We more or less know what proportion of the different races and sexes will vote—there probably won’t be any major surprises there. Party identification is more complicated—most polls seem to assume that Democrats hold an approximately six point party ID lead on Republicans. The party ID gap has not been greater than three points in any election since 1976 (this includes the 2006 elections). This suggests that either Democrats have an unprecedented advantage in party ID, or pollsters are oversampling Democrats.
Age is difficult too. It’s usually easy to figure out who most young voters will vote for—nobody, since young people don’t vote in significant numbers. But Obama has taken pains to attract the youth vote, which means that either there will be a lot of first time voters, or Obama really wasted his time there.
We can’t be sure, but I’m going with the second option. I’m a young voter myself, and I can’t say I’ve detected any great amount of enthusiasm for Obama among my peers. Most young people seem to support Obama, but not really in a particularly passionate way. Few seem to be really fervent Obama supporters—most support him just because it’s, you know, the accepted thing to do.
Maybe my experiences are atypical, but I don’t think so, at least not to any large degree. If there are any news stories of a massive youth grassroots movement supporting Obama, I’ve missed them. (And showing up at Obama’s rallies for an afternoon doesn’t count as a grassroots movement). Young people are always expected to show up in force and vote, and they never do. I wouldn’t, and this is an uninformed opinion, expect them to show up this year. If my uninformed belief is correct, then pollsters are oversampling another overwhelmingly pro-Obama demographic.

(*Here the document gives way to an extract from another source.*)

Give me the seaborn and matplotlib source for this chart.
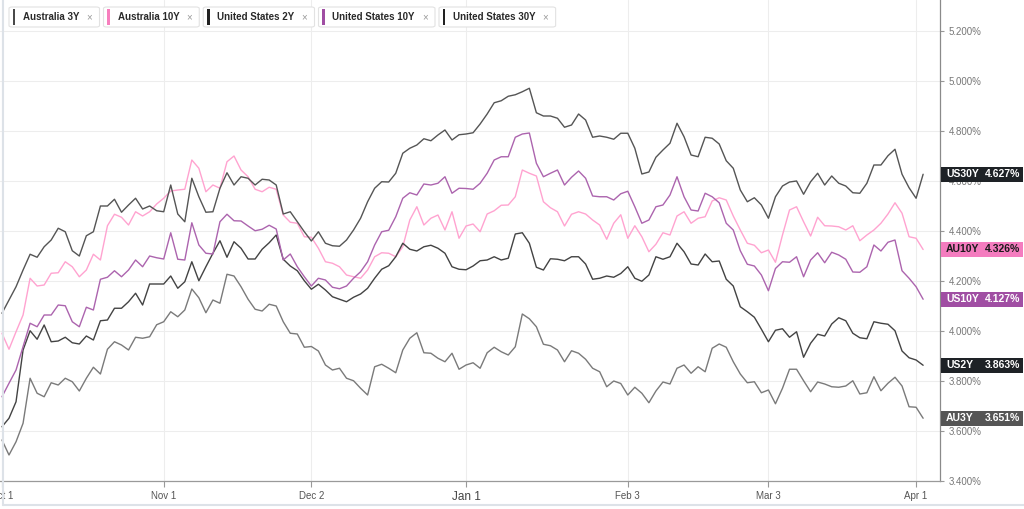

The polls that show Obama up typically give him about fifty percent of the vote, while McCain gets around forty-three. The polls showing the race essentially even give both candidates support at around the forty-three percent mark. This could be a result of pollster methodology. Pollsters who push voters for their decision (Rasmussen does this) seem to show higher Obama leads. Other pollsters, who might not be as insistent in their questions, show the race closer. This could mean that much of Obama’s poll support comes from voters who are essentially undecided, and simply pick the better known and more charismatic candidate when pushed for an answer.
Moral of the story? It could be that I am totally ignorant about polls, and McCain is finished. Or maybe it’s that I actually am a bit of a poll expert and my conclusions prove that McCain is right in this thing. I don’t know—we will find out on Election Day. But every person reading this should try to prove the polls wrong—go out and vote for McCain.